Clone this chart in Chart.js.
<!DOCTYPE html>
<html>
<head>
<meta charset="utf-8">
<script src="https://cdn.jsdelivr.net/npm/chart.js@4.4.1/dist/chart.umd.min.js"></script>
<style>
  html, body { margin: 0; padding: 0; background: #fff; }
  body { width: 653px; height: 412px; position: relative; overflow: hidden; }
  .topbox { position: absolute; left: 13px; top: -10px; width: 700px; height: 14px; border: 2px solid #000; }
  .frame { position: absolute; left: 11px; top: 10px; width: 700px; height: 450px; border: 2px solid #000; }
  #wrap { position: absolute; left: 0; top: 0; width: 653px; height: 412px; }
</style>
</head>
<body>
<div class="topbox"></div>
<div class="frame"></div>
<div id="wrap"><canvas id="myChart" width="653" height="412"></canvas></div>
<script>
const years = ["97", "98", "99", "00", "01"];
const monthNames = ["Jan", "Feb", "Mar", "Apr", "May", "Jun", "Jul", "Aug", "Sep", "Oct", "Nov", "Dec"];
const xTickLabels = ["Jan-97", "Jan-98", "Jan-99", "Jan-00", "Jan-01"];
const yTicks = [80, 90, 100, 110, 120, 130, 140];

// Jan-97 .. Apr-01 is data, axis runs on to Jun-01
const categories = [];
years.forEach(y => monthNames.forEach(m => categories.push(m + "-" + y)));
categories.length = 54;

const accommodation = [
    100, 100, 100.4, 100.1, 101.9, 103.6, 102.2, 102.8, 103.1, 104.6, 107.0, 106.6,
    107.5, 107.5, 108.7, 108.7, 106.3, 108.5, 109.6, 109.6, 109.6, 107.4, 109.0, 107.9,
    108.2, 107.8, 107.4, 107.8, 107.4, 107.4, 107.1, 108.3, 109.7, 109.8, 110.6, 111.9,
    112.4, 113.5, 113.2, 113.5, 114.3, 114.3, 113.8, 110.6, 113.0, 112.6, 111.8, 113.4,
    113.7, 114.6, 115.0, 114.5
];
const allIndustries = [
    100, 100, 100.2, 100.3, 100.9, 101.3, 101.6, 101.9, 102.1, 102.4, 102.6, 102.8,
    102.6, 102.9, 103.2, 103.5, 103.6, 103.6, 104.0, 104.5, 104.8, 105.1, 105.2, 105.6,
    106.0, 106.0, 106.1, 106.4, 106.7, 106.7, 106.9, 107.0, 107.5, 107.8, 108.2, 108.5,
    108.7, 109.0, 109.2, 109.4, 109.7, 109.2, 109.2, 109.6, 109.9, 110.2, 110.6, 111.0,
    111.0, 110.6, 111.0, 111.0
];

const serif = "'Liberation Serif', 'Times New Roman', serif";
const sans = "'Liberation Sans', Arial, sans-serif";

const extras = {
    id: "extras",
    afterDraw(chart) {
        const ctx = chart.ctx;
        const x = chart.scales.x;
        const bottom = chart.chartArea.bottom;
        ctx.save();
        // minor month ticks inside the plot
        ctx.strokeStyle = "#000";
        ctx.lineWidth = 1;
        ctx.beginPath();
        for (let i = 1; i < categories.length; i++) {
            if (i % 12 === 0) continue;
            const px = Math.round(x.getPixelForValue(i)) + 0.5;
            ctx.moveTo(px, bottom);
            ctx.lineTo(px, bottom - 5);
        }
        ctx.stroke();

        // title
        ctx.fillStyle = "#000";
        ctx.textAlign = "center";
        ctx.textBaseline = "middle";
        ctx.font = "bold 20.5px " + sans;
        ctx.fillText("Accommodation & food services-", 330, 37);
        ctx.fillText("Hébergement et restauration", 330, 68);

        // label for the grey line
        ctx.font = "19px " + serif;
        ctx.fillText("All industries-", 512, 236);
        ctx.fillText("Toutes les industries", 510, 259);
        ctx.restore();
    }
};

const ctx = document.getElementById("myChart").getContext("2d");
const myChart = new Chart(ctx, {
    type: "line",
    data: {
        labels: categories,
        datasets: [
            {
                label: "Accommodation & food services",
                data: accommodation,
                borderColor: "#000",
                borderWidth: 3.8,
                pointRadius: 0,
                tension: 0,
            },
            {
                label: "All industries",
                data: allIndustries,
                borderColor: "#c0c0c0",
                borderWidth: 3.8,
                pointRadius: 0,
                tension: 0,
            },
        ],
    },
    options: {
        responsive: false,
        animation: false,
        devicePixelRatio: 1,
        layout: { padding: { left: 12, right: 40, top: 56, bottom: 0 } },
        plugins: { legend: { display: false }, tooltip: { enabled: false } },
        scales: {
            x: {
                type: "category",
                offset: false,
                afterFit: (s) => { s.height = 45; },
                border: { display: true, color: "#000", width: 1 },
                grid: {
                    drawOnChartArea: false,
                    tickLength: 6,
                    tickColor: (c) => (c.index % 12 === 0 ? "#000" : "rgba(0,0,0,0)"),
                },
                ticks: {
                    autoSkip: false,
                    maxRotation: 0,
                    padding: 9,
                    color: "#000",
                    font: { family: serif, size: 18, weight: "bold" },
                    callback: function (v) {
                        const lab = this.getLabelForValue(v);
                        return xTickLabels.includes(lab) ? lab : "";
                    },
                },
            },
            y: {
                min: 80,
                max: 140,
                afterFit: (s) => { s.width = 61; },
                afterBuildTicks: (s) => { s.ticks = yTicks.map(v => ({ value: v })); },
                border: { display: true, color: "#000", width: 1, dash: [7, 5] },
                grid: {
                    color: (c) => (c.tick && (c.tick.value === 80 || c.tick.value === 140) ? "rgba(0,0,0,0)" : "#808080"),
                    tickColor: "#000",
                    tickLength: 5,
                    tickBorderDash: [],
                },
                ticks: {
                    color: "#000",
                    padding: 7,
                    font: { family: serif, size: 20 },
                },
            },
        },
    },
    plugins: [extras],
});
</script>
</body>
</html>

..........

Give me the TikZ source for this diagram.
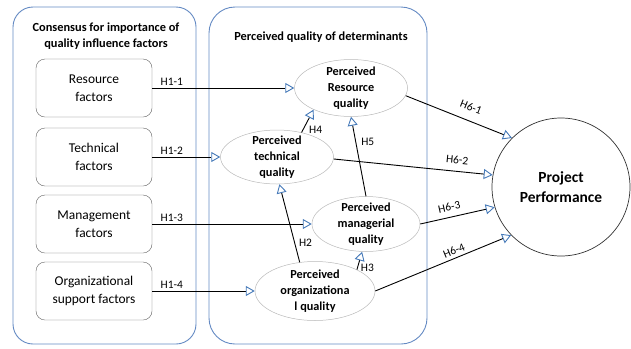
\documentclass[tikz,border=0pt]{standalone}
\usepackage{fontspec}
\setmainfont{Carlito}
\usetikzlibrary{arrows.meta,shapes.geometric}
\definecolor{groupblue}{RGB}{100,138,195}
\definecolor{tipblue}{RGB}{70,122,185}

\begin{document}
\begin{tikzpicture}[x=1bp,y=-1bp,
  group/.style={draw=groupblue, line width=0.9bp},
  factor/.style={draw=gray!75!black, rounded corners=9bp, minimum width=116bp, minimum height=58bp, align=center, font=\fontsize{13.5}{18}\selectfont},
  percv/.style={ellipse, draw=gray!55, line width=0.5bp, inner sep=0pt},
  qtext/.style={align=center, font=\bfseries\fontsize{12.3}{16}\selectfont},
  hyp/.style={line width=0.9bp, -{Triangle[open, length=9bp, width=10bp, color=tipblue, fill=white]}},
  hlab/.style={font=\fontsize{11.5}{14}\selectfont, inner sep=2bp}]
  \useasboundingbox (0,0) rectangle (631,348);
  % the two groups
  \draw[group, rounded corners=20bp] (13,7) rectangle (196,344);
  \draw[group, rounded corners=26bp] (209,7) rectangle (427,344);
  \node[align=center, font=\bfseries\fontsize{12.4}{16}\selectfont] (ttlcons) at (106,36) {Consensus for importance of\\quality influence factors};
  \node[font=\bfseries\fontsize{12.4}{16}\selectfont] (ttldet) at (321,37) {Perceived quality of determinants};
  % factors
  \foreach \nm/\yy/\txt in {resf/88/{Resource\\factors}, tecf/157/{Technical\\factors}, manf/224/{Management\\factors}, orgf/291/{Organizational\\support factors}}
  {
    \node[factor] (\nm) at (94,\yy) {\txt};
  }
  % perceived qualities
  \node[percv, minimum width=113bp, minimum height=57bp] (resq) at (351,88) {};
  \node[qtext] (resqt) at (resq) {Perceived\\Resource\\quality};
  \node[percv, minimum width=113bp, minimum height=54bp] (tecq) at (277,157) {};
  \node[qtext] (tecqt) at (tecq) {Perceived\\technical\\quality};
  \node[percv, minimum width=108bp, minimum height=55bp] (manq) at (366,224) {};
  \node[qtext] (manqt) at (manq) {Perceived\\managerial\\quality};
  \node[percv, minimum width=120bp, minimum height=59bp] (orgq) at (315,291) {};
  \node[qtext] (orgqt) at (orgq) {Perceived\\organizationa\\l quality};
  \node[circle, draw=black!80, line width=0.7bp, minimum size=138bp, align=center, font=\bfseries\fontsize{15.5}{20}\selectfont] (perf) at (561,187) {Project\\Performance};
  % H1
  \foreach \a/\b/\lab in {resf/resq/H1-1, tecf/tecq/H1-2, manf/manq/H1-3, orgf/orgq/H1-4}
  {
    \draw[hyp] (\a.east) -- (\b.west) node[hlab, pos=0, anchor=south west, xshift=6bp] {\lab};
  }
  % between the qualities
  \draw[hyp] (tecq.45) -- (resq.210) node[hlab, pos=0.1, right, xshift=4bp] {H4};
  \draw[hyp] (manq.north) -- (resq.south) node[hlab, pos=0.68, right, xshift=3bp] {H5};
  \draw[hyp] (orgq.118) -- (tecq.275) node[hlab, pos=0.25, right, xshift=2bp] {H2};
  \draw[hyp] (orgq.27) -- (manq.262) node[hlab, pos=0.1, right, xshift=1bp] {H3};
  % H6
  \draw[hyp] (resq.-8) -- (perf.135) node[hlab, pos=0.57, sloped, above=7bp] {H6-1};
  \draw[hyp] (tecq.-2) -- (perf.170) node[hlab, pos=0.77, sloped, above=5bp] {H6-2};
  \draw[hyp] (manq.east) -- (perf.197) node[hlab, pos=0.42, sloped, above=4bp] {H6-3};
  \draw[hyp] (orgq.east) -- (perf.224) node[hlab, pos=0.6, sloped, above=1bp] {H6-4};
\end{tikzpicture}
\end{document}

..........

Problem to solve
Above this instruction are the records; retype exactly the lines from the one containing "Clone this chart in Chart.js." up to and including the one containing "categories.length = 54;".

The reply
Clone this chart in Chart.js.
<!DOCTYPE html>
<html>
<head>
<meta charset="utf-8">
<script src="https://cdn.jsdelivr.net/npm/chart.js@4.4.1/dist/chart.umd.min.js"></script>
<style>
  html, body { margin: 0; padding: 0; background: #fff; }
  body { width: 653px; height: 412px; position: relative; overflow: hidden; }
  .topbox { position: absolute; left: 13px; top: -10px; width: 700px; height: 14px; border: 2px solid #000; }
  .frame { position: absolute; left: 11px; top: 10px; width: 700px; height: 450px; border: 2px solid #000; }
  #wrap { position: absolute; left: 0; top: 0; width: 653px; height: 412px; }
</style>
</head>
<body>
<div class="topbox"></div>
<div class="frame"></div>
<div id="wrap"><canvas id="myChart" width="653" height="412"></canvas></div>
<script>
const years = ["97", "98", "99", "00", "01"];
const monthNames = ["Jan", "Feb", "Mar", "Apr", "May", "Jun", "Jul", "Aug", "Sep", "Oct", "Nov", "Dec"];
const xTickLabels = ["Jan-97", "Jan-98", "Jan-99", "Jan-00", "Jan-01"];
const yTicks = [80, 90, 100, 110, 120, 130, 140];

// Jan-97 .. Apr-01 is data, axis runs on to Jun-01
const categories = [];
years.forEach(y => monthNames.forEach(m => categories.push(m + "-" + y)));
categories.length = 54;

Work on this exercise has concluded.